**STATED PROBLEM**
Return the listing below exactly, with the pictures dropped.

--- BEGIN DATA PROVIDED ---

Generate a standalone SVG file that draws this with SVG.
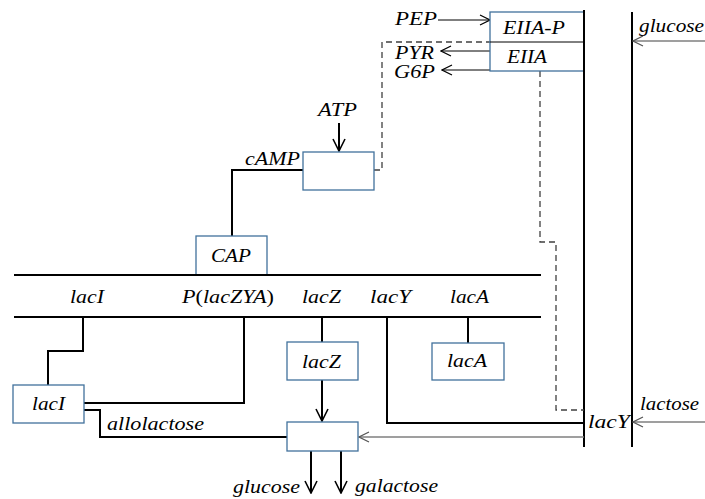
<svg xmlns="http://www.w3.org/2000/svg" width="705" height="499" viewBox="0 0 705 499">
<style>
text{font-family:'Liberation Serif','DejaVu Serif',serif;font-style:italic;font-size:19px;fill:#000}
.box{fill:#fff;stroke:#41719c;stroke-width:1.3}
.ln{fill:none;stroke:#000;stroke-width:2}
.thin{fill:none;stroke:#000;stroke-width:1}
.gray{fill:none;stroke:#7f7f7f;stroke-width:1.3}
.dash{fill:none;stroke:#404040;stroke-width:1.3;stroke-dasharray:6,4}
.up{font-style:normal}
</style>
<defs>
<marker id="ah" viewBox="0 0 12 12" refX="11" refY="6" markerWidth="12" markerHeight="12" markerUnits="userSpaceOnUse" orient="auto">
<path d="M1,1 L11,6 L1,11" fill="none" stroke="#000" stroke-width="1.2"/>
</marker>
<marker id="ahg" viewBox="0 0 12 12" refX="11" refY="6" markerWidth="12" markerHeight="12" markerUnits="userSpaceOnUse" orient="auto">
<path d="M1,1 L11,6 L1,11" fill="none" stroke="#555" stroke-width="1.2"/>
</marker>
<marker id="ahb" viewBox="0 0 14 14" refX="13" refY="7" markerWidth="14" markerHeight="14" markerUnits="userSpaceOnUse" orient="auto">
<path d="M1,1 L13,7 L1,13" fill="none" stroke="#000" stroke-width="1.6"/>
</marker>
</defs>

<g id="connectors">
<line class="ln" x1="584" y1="10" x2="584" y2="447"/>
<line class="ln" x1="632" y1="12" x2="632" y2="447"/>
<line class="ln" x1="14" y1="275" x2="541" y2="275"/>
<line class="ln" x1="14" y1="317" x2="541" y2="317"/>
<line class="thin" x1="438" y1="20" x2="490" y2="20" marker-end="url(#ah)"/>
<line class="thin" x1="490" y1="51" x2="441" y2="51" marker-end="url(#ah)"/>
<line class="thin" x1="490" y1="70" x2="442" y2="70" marker-end="url(#ah)"/>
<line class="gray" x1="705" y1="41" x2="633" y2="41" marker-end="url(#ahg)"/>
<path class="dash" d="M374,170 H382 V42 H490"/>
<path class="dash" d="M540,71 V242 H556 V410 H584"/>
<line class="ln" x1="339" y1="123" x2="339" y2="151" marker-end="url(#ahb)"/>
<path class="ln" d="M303,170 H232 V236"/>
<path class="ln" d="M83,317 V351 H48 V385"/>
<path class="ln" d="M84,403 H244 V317"/>
<path class="ln" d="M84,410 H100 V437 H287"/>
<line class="ln" x1="322" y1="317" x2="322" y2="342"/>
<line class="ln" x1="322" y1="380" x2="322" y2="421" marker-end="url(#ahb)"/>
<line class="ln" x1="468" y1="317" x2="468" y2="343"/>
<path class="ln" d="M387,317 V423 H584"/>
<line class="gray" x1="705" y1="422" x2="633" y2="422" marker-end="url(#ahg)"/>
<line class="gray" x1="584" y1="437" x2="359" y2="437" marker-end="url(#ahg)"/>
<line class="ln" x1="311" y1="451" x2="311" y2="493" marker-end="url(#ahb)"/>
<line class="ln" x1="341" y1="451" x2="341" y2="493" marker-end="url(#ahb)"/>
</g>

<g id="EIIA">
<rect class="box" x="490" y="12" width="94" height="59"/>
<line class="thin" x1="490" y1="42" x2="584" y2="42"/>
<line class="ln" x1="584" y1="10" x2="584" y2="72"/>
<text x="503" y="34" textLength="62" lengthAdjust="spacingAndGlyphs">EIIA-P</text>
<text x="507" y="63" textLength="40" lengthAdjust="spacingAndGlyphs">EIIA</text>
</g>
<g id="adenylate-cyclase">
<rect class="box" x="303" y="152" width="71" height="38"/>
</g>
<g id="CAP">
<rect class="box" x="196" y="236" width="71" height="39"/>
<line class="ln" x1="14" y1="275" x2="541" y2="275"/>
<text x="211" y="262" textLength="40" lengthAdjust="spacingAndGlyphs">CAP</text>
</g>
<g id="lacI">
<rect class="box" x="13" y="385" width="71" height="38"/>
<text x="32" y="410" textLength="33" lengthAdjust="spacingAndGlyphs">lacI</text>
</g>
<g id="lacZ">
<rect class="box" x="287" y="342" width="71" height="38"/>
<text x="302" y="368" textLength="39" lengthAdjust="spacingAndGlyphs">lacZ</text>
</g>
<g id="lacA">
<rect class="box" x="432" y="343" width="72" height="37"/>
<text x="447" y="367" textLength="40" lengthAdjust="spacingAndGlyphs">lacA</text>
</g>
<g id="enzyme">
<rect class="box" x="287" y="422" width="71" height="29"/>
</g>

<g id="labels">
<text x="395" y="25" textLength="42" lengthAdjust="spacingAndGlyphs">PEP</text>
<text x="395" y="59" textLength="39" lengthAdjust="spacingAndGlyphs">PYR</text>
<text x="394" y="78" textLength="41" lengthAdjust="spacingAndGlyphs">G6P</text>
<text x="639" y="32" textLength="65" lengthAdjust="spacingAndGlyphs">glucose</text>
<text x="318" y="116" textLength="39" lengthAdjust="spacingAndGlyphs">ATP</text>
<text x="245" y="165" textLength="55" lengthAdjust="spacingAndGlyphs">cAMP</text>
<text x="70" y="303" textLength="34" lengthAdjust="spacingAndGlyphs">lacI</text>
<text x="182" y="303" textLength="92" lengthAdjust="spacingAndGlyphs">P<tspan class="up">(</tspan>lacZYA<tspan class="up">)</tspan></text>
<text x="302" y="303" textLength="39" lengthAdjust="spacingAndGlyphs">lacZ</text>
<text x="370" y="303" textLength="41" lengthAdjust="spacingAndGlyphs">lacY</text>
<text x="450" y="303" textLength="39" lengthAdjust="spacingAndGlyphs">lacA</text>
<text x="107" y="430" textLength="97" lengthAdjust="spacingAndGlyphs">allolactose</text>
<text x="588" y="428" textLength="42" lengthAdjust="spacingAndGlyphs">lacY</text>
<text x="640" y="410" textLength="59" lengthAdjust="spacingAndGlyphs">lactose</text>
<text x="233" y="493" textLength="67" lengthAdjust="spacingAndGlyphs">glucose</text>
<text x="355" y="492" textLength="83" lengthAdjust="spacingAndGlyphs">galactose</text>
</g>
</svg>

--- END DATA PROVIDED ---

**EXERCISE RESPONSE**
Generate a standalone SVG file that draws this with SVG.
<svg xmlns="http://www.w3.org/2000/svg" width="705" height="499" viewBox="0 0 705 499">
<style>
text{font-family:'Liberation Serif','DejaVu Serif',serif;font-style:italic;font-size:19px;fill:#000}
.box{fill:#fff;stroke:#41719c;stroke-width:1.3}
.ln{fill:none;stroke:#000;stroke-width:2}
.thin{fill:none;stroke:#000;stroke-width:1}
.gray{fill:none;stroke:#7f7f7f;stroke-width:1.3}
.dash{fill:none;stroke:#404040;stroke-width:1.3;stroke-dasharray:6,4}
.up{font-style:normal}
</style>
<defs>
<marker id="ah" viewBox="0 0 12 12" refX="11" refY="6" markerWidth="12" markerHeight="12" markerUnits="userSpaceOnUse" orient="auto">
<path d="M1,1 L11,6 L1,11" fill="none" stroke="#000" stroke-width="1.2"/>
</marker>
<marker id="ahg" viewBox="0 0 12 12" refX="11" refY="6" markerWidth="12" markerHeight="12" markerUnits="userSpaceOnUse" orient="auto">
<path d="M1,1 L11,6 L1,11" fill="none" stroke="#555" stroke-width="1.2"/>
</marker>
<marker id="ahb" viewBox="0 0 14 14" refX="13" refY="7" markerWidth="14" markerHeight="14" markerUnits="userSpaceOnUse" orient="auto">
<path d="M1,1 L13,7 L1,13" fill="none" stroke="#000" stroke-width="1.6"/>
</marker>
</defs>

<g id="connectors">
<line class="ln" x1="584" y1="10" x2="584" y2="447"/>
<line class="ln" x1="632" y1="12" x2="632" y2="447"/>
<line class="ln" x1="14" y1="275" x2="541" y2="275"/>
<line class="ln" x1="14" y1="317" x2="541" y2="317"/>
<line class="thin" x1="438" y1="20" x2="490" y2="20" marker-end="url(#ah)"/>
<line class="thin" x1="490" y1="51" x2="441" y2="51" marker-end="url(#ah)"/>
<line class="thin" x1="490" y1="70" x2="442" y2="70" marker-end="url(#ah)"/>
<line class="gray" x1="705" y1="41" x2="633" y2="41" marker-end="url(#ahg)"/>
<path class="dash" d="M374,170 H382 V42 H490"/>
<path class="dash" d="M540,71 V242 H556 V410 H584"/>
<line class="ln" x1="339" y1="123" x2="339" y2="151" marker-end="url(#ahb)"/>
<path class="ln" d="M303,170 H232 V236"/>
<path class="ln" d="M83,317 V351 H48 V385"/>
<path class="ln" d="M84,403 H244 V317"/>
<path class="ln" d="M84,410 H100 V437 H287"/>
<line class="ln" x1="322" y1="317" x2="322" y2="342"/>
<line class="ln" x1="322" y1="380" x2="322" y2="421" marker-end="url(#ahb)"/>
<line class="ln" x1="468" y1="317" x2="468" y2="343"/>
<path class="ln" d="M387,317 V423 H584"/>
<line class="gray" x1="705" y1="422" x2="633" y2="422" marker-end="url(#ahg)"/>
<line class="gray" x1="584" y1="437" x2="359" y2="437" marker-end="url(#ahg)"/>
<line class="ln" x1="311" y1="451" x2="311" y2="493" marker-end="url(#ahb)"/>
<line class="ln" x1="341" y1="451" x2="341" y2="493" marker-end="url(#ahb)"/>
</g>

<g id="EIIA">
<rect class="box" x="490" y="12" width="94" height="59"/>
<line class="thin" x1="490" y1="42" x2="584" y2="42"/>
<line class="ln" x1="584" y1="10" x2="584" y2="72"/>
<text x="503" y="34" textLength="62" lengthAdjust="spacingAndGlyphs">EIIA-P</text>
<text x="507" y="63" textLength="40" lengthAdjust="spacingAndGlyphs">EIIA</text>
</g>
<g id="adenylate-cyclase">
<rect class="box" x="303" y="152" width="71" height="38"/>
</g>
<g id="CAP">
<rect class="box" x="196" y="236" width="71" height="39"/>
<line class="ln" x1="14" y1="275" x2="541" y2="275"/>
<text x="211" y="262" textLength="40" lengthAdjust="spacingAndGlyphs">CAP</text>
</g>
<g id="lacI">
<rect class="box" x="13" y="385" width="71" height="38"/>
<text x="32" y="410" textLength="33" lengthAdjust="spacingAndGlyphs">lacI</text>
</g>
<g id="lacZ">
<rect class="box" x="287" y="342" width="71" height="38"/>
<text x="302" y="368" textLength="39" lengthAdjust="spacingAndGlyphs">lacZ</text>
</g>
<g id="lacA">
<rect class="box" x="432" y="343" width="72" height="37"/>
<text x="447" y="367" textLength="40" lengthAdjust="spacingAndGlyphs">lacA</text>
</g>
<g id="enzyme">
<rect class="box" x="287" y="422" width="71" height="29"/>
</g>

<g id="labels">
<text x="395" y="25" textLength="42" lengthAdjust="spacingAndGlyphs">PEP</text>
<text x="395" y="59" textLength="39" lengthAdjust="spacingAndGlyphs">PYR</text>
<text x="394" y="78" textLength="41" lengthAdjust="spacingAndGlyphs">G6P</text>
<text x="639" y="32" textLength="65" lengthAdjust="spacingAndGlyphs">glucose</text>
<text x="318" y="116" textLength="39" lengthAdjust="spacingAndGlyphs">ATP</text>
<text x="245" y="165" textLength="55" lengthAdjust="spacingAndGlyphs">cAMP</text>
<text x="70" y="303" textLength="34" lengthAdjust="spacingAndGlyphs">lacI</text>
<text x="182" y="303" textLength="92" lengthAdjust="spacingAndGlyphs">P<tspan class="up">(</tspan>lacZYA<tspan class="up">)</tspan></text>
<text x="302" y="303" textLength="39" lengthAdjust="spacingAndGlyphs">lacZ</text>
<text x="370" y="303" textLength="41" lengthAdjust="spacingAndGlyphs">lacY</text>
<text x="450" y="303" textLength="39" lengthAdjust="spacingAndGlyphs">lacA</text>
<text x="107" y="430" textLength="97" lengthAdjust="spacingAndGlyphs">allolactose</text>
<text x="588" y="428" textLength="42" lengthAdjust="spacingAndGlyphs">lacY</text>
<text x="640" y="410" textLength="59" lengthAdjust="spacingAndGlyphs">lactose</text>
<text x="233" y="493" textLength="67" lengthAdjust="spacingAndGlyphs">glucose</text>
<text x="355" y="492" textLength="83" lengthAdjust="spacingAndGlyphs">galactose</text>
</g>
</svg>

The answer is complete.